There was a silence then, and Eric, who had neared them on tiptoes, not wanting to disturb their druidic car ritual, realized Ace was talking to him.
“What color’s easiest?” he asked. He knew that was sometimes a consideration; cars would arrive from the manufacturer as an army of silver fish or white swans.
“The parts and the rest of the vehicle will not match,” Jai said. “You may as well pick a color that you enjoy.”
“If you’re worried about being noticed,” Ace said, “lime green is less noticeable than primer spots.
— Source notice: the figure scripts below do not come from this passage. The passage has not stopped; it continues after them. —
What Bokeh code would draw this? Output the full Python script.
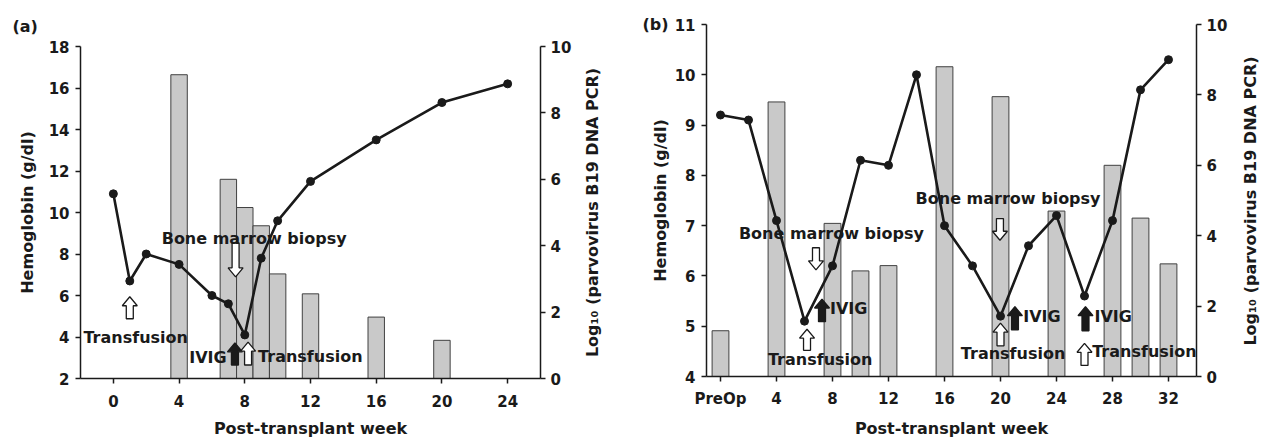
import math
from bokeh.plotting import figure
from bokeh.models import Range1d, LinearAxis, FixedTicker, Label, Title
from bokeh.layouts import row
from bokeh.embed import file_html
from bokeh.resources import INLINE

# ---------------- data ----------------
# Panel (a)
weeks_a_hgb = [0, 1, 2, 4, 6, 7, 8, 9, 10, 12, 16, 20, 24]
hgb_a = [10.9, 6.7, 8.0, 7.5, 6.0, 5.6, 4.1, 7.8, 9.6, 11.5, 13.5, 15.3, 16.2]
weeks_a_pcr = [4, 7, 8, 9, 10, 12, 16, 20]
pcr_a = [9.15, 6.0, 5.15, 4.6, 3.15, 2.55, 1.85, 1.15]
xticks_a = [0, 4, 8, 12, 16, 20, 24]

# Panel (b)
weeks_b_hgb = [0, 2, 4, 6, 8, 10, 12, 14, 16, 18, 20, 22, 24, 26, 28, 30, 32]
hgb_b = [9.2, 9.1, 7.1, 5.1, 6.2, 8.3, 8.2, 10.0, 7.0, 6.2, 5.2, 6.6, 7.2, 5.6, 7.1, 9.7, 10.3]
weeks_b_pcr = [0, 4, 8, 10, 12, 16, 20, 24, 28, 30, 32]
pcr_b = [1.3, 7.8, 4.35, 3.0, 3.15, 8.8, 7.95, 4.7, 6.0, 4.5, 3.2]
xticks_b = [0, 4, 8, 12, 16, 20, 24, 28, 32]
xtick_labels_b = ["PreOp", "4", "8", "12", "16", "20", "24", "28", "32"]

# Annotations: (week, hgb_base, hgb_tip, filled)
arrows_a = [(1.0, 4.88, 5.94, False), (7.44, 8.53, 6.9, False),
            (7.4, 2.65, 3.72, True), (8.2, 2.65, 3.75, False)]
texts_a = [("Transfusion", 1.36, 4.0), ("Bone marrow biopsy", 8.57, 8.77),
           ("IVIG", 5.76, 3.01), ("Transfusion", 11.99, 3.05)]
arrows_b = [(6.82, 6.56, 6.12, False), (7.25, 5.09, 5.54, True), (6.18, 4.52, 4.94, False),
            (19.96, 7.14, 6.71, False), (20.0, 4.61, 5.06, False), (21.03, 4.93, 5.39, True),
            (26.07, 4.91, 5.39, True), (26.0, 4.22, 4.66, False)]
texts_b = [("Bone marrow biopsy", 7.92, 6.85), ("IVIG", 9.16, 5.36), ("Transfusion", 7.12, 4.33),
           ("Bone marrow biopsy", 20.54, 7.54), ("IVIG", 22.96, 5.19), ("Transfusion", 20.9, 4.46),
           ("IVIG", 28.05, 5.19), ("Transfusion", 30.28, 4.5)]

RIGHT_LABEL = "Log\u2081\u2080 (parvovirus B19 DNA PCR)"
FONT = "DejaVu Sans"
INK = "#1a1a1a"
BAR_FILL = "#c9c9c9"
BAR_LINE = "#404040"


def no_align(p):
    try:
        p.frame_align = False
    except Exception:
        pass


def style_axis(ax, standoff_label, standoff_title):
    ax.axis_line_width = 1.5
    ax.axis_line_color = INK
    ax.major_tick_line_width = 1.5
    ax.major_tick_line_color = INK
    ax.major_tick_out = 5
    ax.major_tick_in = 0
    ax.minor_tick_line_color = None
    ax.major_label_text_font = FONT
    ax.major_label_text_font_style = "bold"
    ax.major_label_text_font_size = "15px"
    ax.major_label_text_color = INK
    ax.major_label_standoff = standoff_label
    ax.axis_label_text_font = FONT
    ax.axis_label_text_font_style = "bold"
    ax.axis_label_text_font_size = "16px"
    ax.axis_label_text_color = INK
    ax.axis_label_standoff = standoff_title


def arrow_poly(x, yb, yt, sx, sy, shaft=7.0, head=15.0, headlen=9.0):
    d = 1.0 if yt > yb else -1.0
    hw = shaft / 2.0 / sx
    hh = head / 2.0 / sx
    hl = headlen / sy * d
    xs = [x - hw, x - hw, x - hh, x, x + hh, x + hw, x + hw]
    ys = [yb, yt - hl, yt - hl, yt, yt - hl, yt - hl, yb]
    return xs, ys


def panel(width, height, xr, yr, mb_left, mb_right, mb_top, mb_bottom,
          wk_h, hgb, wk_p, pcr, bar_w, xticks, xlabels, yticks,
          arrows, texts, x_st, left_st):
    p = figure(width=width, height=height, x_range=Range1d(*xr), y_range=Range1d(*yr),
               output_backend="svg", toolbar_location=None, title=None,
               min_border_left=mb_left, min_border_right=mb_right,
               min_border_top=mb_top, min_border_bottom=mb_bottom)
    no_align(p)
    p.outline_line_color = None
    p.grid.visible = False
    p.background_fill_color = "white"
    p.border_fill_color = "white"
    p.extra_y_ranges = {"pcr": Range1d(0, 10)}

    p.vbar(x=wk_p, top=pcr, bottom=0, width=bar_w, y_range_name="pcr",
           fill_color=BAR_FILL, line_color=BAR_LINE, line_width=1)
    p.line(wk_h, hgb, line_color=INK, line_width=2.6)
    p.scatter(wk_h, hgb, size=8, fill_color=INK, line_color=INK)

    frame_w = width - mb_left - mb_right
    frame_h = height - mb_top - mb_bottom
    sx = frame_w / (xr[1] - xr[0])
    sy = frame_h / (yr[1] - yr[0])
    for (x, yb, yt, filled) in arrows:
        xs, ys = arrow_poly(x, yb, yt, sx, sy)
        p.patch(xs, ys, fill_color=INK if filled else "white", line_color=INK, line_width=1.3)

    for (t, x, y) in texts:
        p.add_layout(Label(x=x, y=y, text=t, text_align="center", text_baseline="middle",
                           text_font=FONT, text_font_style="bold", text_font_size="16px",
                           text_color=INK))

    xa = p.xaxis[0]
    xa.ticker = FixedTicker(ticks=xticks)
    if xlabels is not None:
        xa.major_label_overrides = {t: l for t, l in zip(xticks, xlabels)}
    xa.axis_label = "Post-transplant week"
    style_axis(xa, x_st[0], x_st[1])

    ya = p.yaxis[0]
    ya.ticker = FixedTicker(ticks=yticks)
    ya.axis_label = "Hemoglobin (g/dl)"
    style_axis(ya, 6, left_st)

    ra = LinearAxis(y_range_name="pcr", ticker=FixedTicker(ticks=[0, 2, 4, 6, 8, 10]))
    style_axis(ra, 5, 0)
    p.add_layout(ra, "right")
    return p


def label_strip(width, height, mb_left, mb_top, mb_bottom, text):
    f = figure(width=width, height=height, output_backend="svg", toolbar_location=None,
               title=None, x_axis_location=None, y_axis_location=None,
               min_border_left=mb_left, min_border_right=0,
               min_border_top=mb_top, min_border_bottom=mb_bottom)
    no_align(f)
    f.outline_line_color = None
    f.grid.visible = False
    f.add_layout(Title(text=text, align="center", standoff=0, text_font=FONT,
                       text_font_style="bold", text_font_size="16px", text_color=INK), "left")
    return f


pa = panel(580, 440, (-2, 26), (2, 18), 80, 40, 46, 62,
           weeks_a_hgb, hgb_a, weeks_a_pcr, pcr_a, 1.0, xticks_a, None,
           list(range(2, 19, 2)), arrows_a, texts_a, (11, 9), 9)
pa.add_layout(Title(text="(a)", align="left", offset=-68, standoff=22,
                    text_font=FONT, text_font_style="bold", text_font_size="16px",
                    text_color=INK), "above")
la = label_strip(40, 440, 21, 46, 62, RIGHT_LABEL)

pb = panel(610, 440, (-1, 34), (4, 11), 86, 33, 24, 63,
           weeks_b_hgb, hgb_b, weeks_b_pcr, pcr_b, 1.2, xticks_b, xtick_labels_b,
           list(range(4, 12)), arrows_b, texts_b, (8, 8), 2)
tag_b = LinearAxis(ticker=FixedTicker(ticks=[11]), major_label_overrides={11: "(b)"},
                   axis_line_color=None, major_tick_line_color=None,
                   minor_tick_line_color=None, major_label_standoff=-27,
                   major_label_text_font=FONT, major_label_text_font_style="bold",
                   major_label_text_font_size="16px", major_label_text_color=INK)
pb.add_layout(tag_b, "left")
lb = label_strip(31, 440, 29, 24, 63, RIGHT_LABEL)

layout = row(pa, la, pb, lb)
open("out.html", "w").write(file_html(layout, INLINE))
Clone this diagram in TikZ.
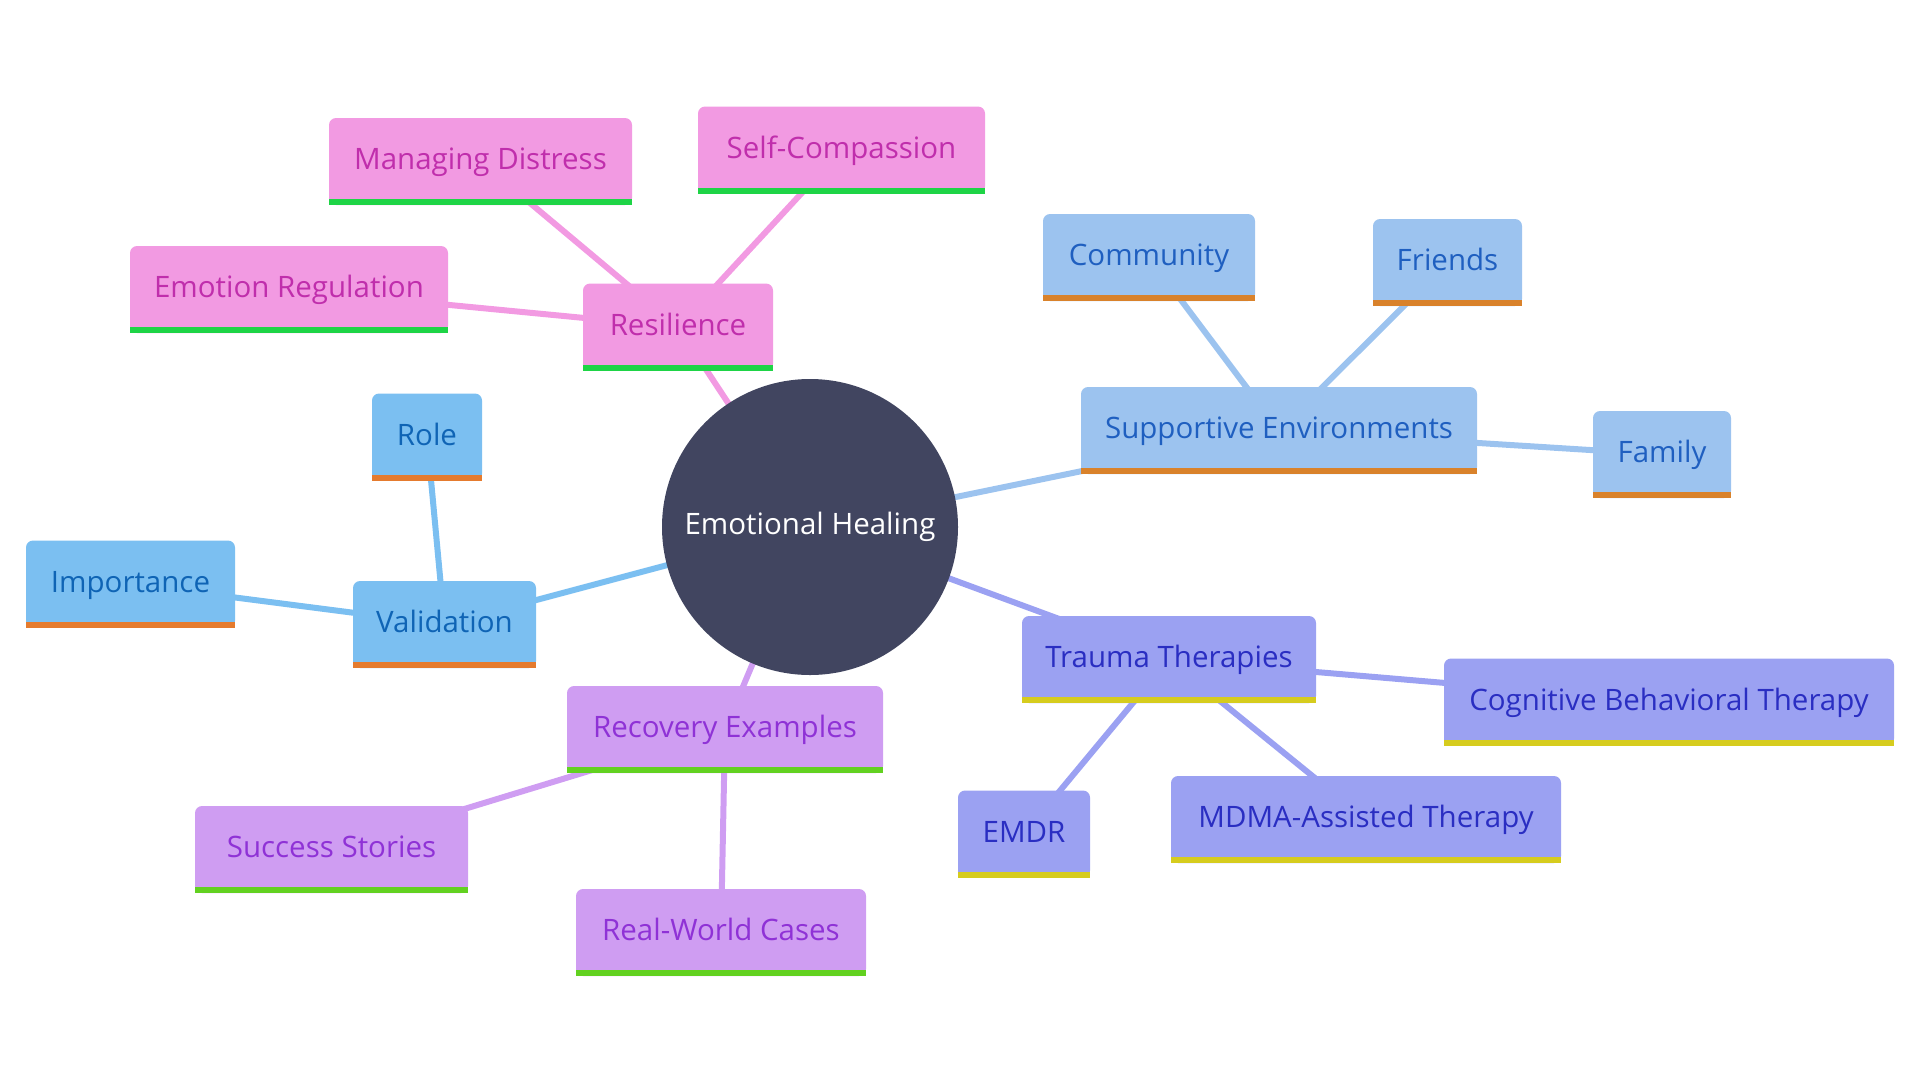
\documentclass[tikz,border=0pt]{standalone}
\usepackage{fontspec}
\setmainfont{Open Sans}
\usetikzlibrary{backgrounds}

\definecolor{hubfill}{HTML}{414560}
\definecolor{resfill}{HTML}{F29AE2}
\definecolor{restext}{HTML}{C02EAC}
\definecolor{resbar}{HTML}{1ED446}
\definecolor{supfill}{HTML}{9CC3EF}
\definecolor{suptext}{HTML}{1F5FC0}
\definecolor{supbar}{HTML}{D9822B}
\definecolor{valfill}{HTML}{7BBFF1}
\definecolor{valtext}{HTML}{0F64B5}
\definecolor{valbar}{HTML}{E57B2E}
\definecolor{recfill}{HTML}{CF9DF2}
\definecolor{rectext}{HTML}{8F32D6}
\definecolor{recbar}{HTML}{62D120}
\definecolor{trafill}{HTML}{9BA1F2}
\definecolor{tratext}{HTML}{2A2EC2}
\definecolor{trabar}{HTML}{D6CC1E}

\tikzset{
  leaf/.style={rectangle, rounded corners=7pt, fill=#1fill, text=#1text,
    minimum height=87pt, inner sep=0pt, text height=21pt, text depth=5pt,
    font=\fontsize{29.5}{35}\selectfont},
  link/.style={line width=6pt, draw=#1fill},
}

\begin{document}
\begin{tikzpicture}[x=1pt,y=-1pt]
\useasboundingbox (0,0) rectangle (1920,1080);
\node[circle, fill=hubfill, minimum size=296pt, inner sep=0pt, text=white,
  font=\fontsize{29.5}{35}\selectfont] (hub) at (810,527) {Emotional Healing};
% resilience
\node[leaf=res, minimum width=190pt] (res) at (678,327) {Resilience};
\node[leaf=res, minimum width=287pt] (selfc) at (841.5,150) {Self-Compassion};
\node[leaf=res, minimum width=303pt] (manage) at (480.5,161.5) {Managing Distress};
\node[leaf=res, minimum width=318pt] (emoreg) at (289,289.5) {Emotion Regulation};
% supportive environments
\node[leaf=sup, minimum width=396pt] (supp) at (1279,430.5) {Supportive Environments};
\node[leaf=sup, minimum width=212pt] (comm) at (1149,257.5) {Community};
\node[leaf=sup, minimum width=149pt] (friends) at (1447.5,262.5) {Friends};
\node[leaf=sup, minimum width=138pt] (family) at (1662,454.5) {Family};
% validation
\node[leaf=val, minimum width=183pt] (valid) at (444.5,624.5) {Validation};
\node[leaf=val, minimum width=110pt] (role) at (427,437) {Role};
\node[leaf=val, minimum width=209pt] (import) at (130.5,584) {Importance};
% recovery examples
\node[leaf=rec, minimum width=316pt] (recov) at (725,729.5) {Recovery Examples};
\node[leaf=rec, minimum width=273pt] (success) at (331.5,849.5) {Success Stories};
\node[leaf=rec, minimum width=290pt] (realw) at (721,932.5) {Real-World Cases};
% trauma therapies
\node[leaf=tra, minimum width=294pt] (trauma) at (1169,659.5) {Trauma Therapies};
\node[leaf=tra, minimum width=450pt] (cbt) at (1669,702) {Cognitive Behavioral Therapy};
\node[leaf=tra, minimum width=132pt] (emdr) at (1024,834) {EMDR};
\node[leaf=tra, minimum width=390pt] (mdma) at (1366,819.5) {MDMA-Assisted Therapy};

% square bottoms and coloured bars
\foreach \n/\k in {res/res, selfc/res, manage/res, emoreg/res,
    supp/sup, comm/sup, friends/sup, family/sup,
    valid/val, role/val, import/val,
    recov/rec, success/rec, realw/rec,
    trauma/tra, cbt/tra, emdr/tra, mdma/tra} {
  \fill[\k fill] ([yshift=12pt]\n.south west) rectangle (\n.south east);
  \fill[\k bar] ([yshift=6pt]\n.south west) rectangle (\n.south east);
}

\begin{scope}[on background layer]
\foreach \a/\b/\k in {hub/res/res, res/selfc/res, res/manage/res, res/emoreg/res,
    hub/supp/sup, supp/comm/sup, supp/friends/sup, supp/family/sup,
    hub/valid/val, valid/role/val, valid/import/val,
    hub/recov/rec, recov/success/rec, recov/realw/rec,
    hub/trauma/tra, trauma/cbt/tra, trauma/emdr/tra, trauma/mdma/tra}
  \draw[link=\k] (\a.center) -- (\b.center);
\end{scope}
\end{tikzpicture}
\end{document}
That’s a guarantee.”
“Red still means stop,” Jai said, and Sonny nodded his head.
“And green still means go,” he said. He glanced at Eric. “I’d say dark green, but….” He grimaced.
“Desert,” Ace said glumly, and they all nodded.
“What about the desert?” Eric asked, still alarmed by the scorpion thing.
“It’s fuckin’ hot!” Sonny said on a disbelieving laugh. “White cars are cooler, and so are silver. White or silver, with a pale interior, makes your car ten degrees cooler, which is ten degrees easier to cool down when it’s trying to cook you dead.”
Eric grunted. “And here I was, fantasizing about forest green.”
“How about pale metallic green?” Sonny asked. “Split the difference. Still hotter than white or silver, but it’s not gonna suck the heat outta the sky. That and you put some sun blocks in the windows when it’s parked—”
“Tint on the back windows period,” Jai intoned.
“And shades,” Ace added.
“And light gray interior,” Sonny said decisively. “It’s settled. We’ll do the ordering, and I can specialize the engine.”
Eric’s eyes widened. “Why…?”
Sonny gave him a disgusted look. “Now see, I woulda asked that myself, but then you almost wasted a guy with canned goods today, so I’m thinkin’ you know why you might need to go super fast in a car that means go, amiright?”
They were all gazing at him with admiration now, and he gave them his most “don’t mind me, I’ll just disappear here” smile. “I may, sometimes, have reason to not be easily found,” he admitted.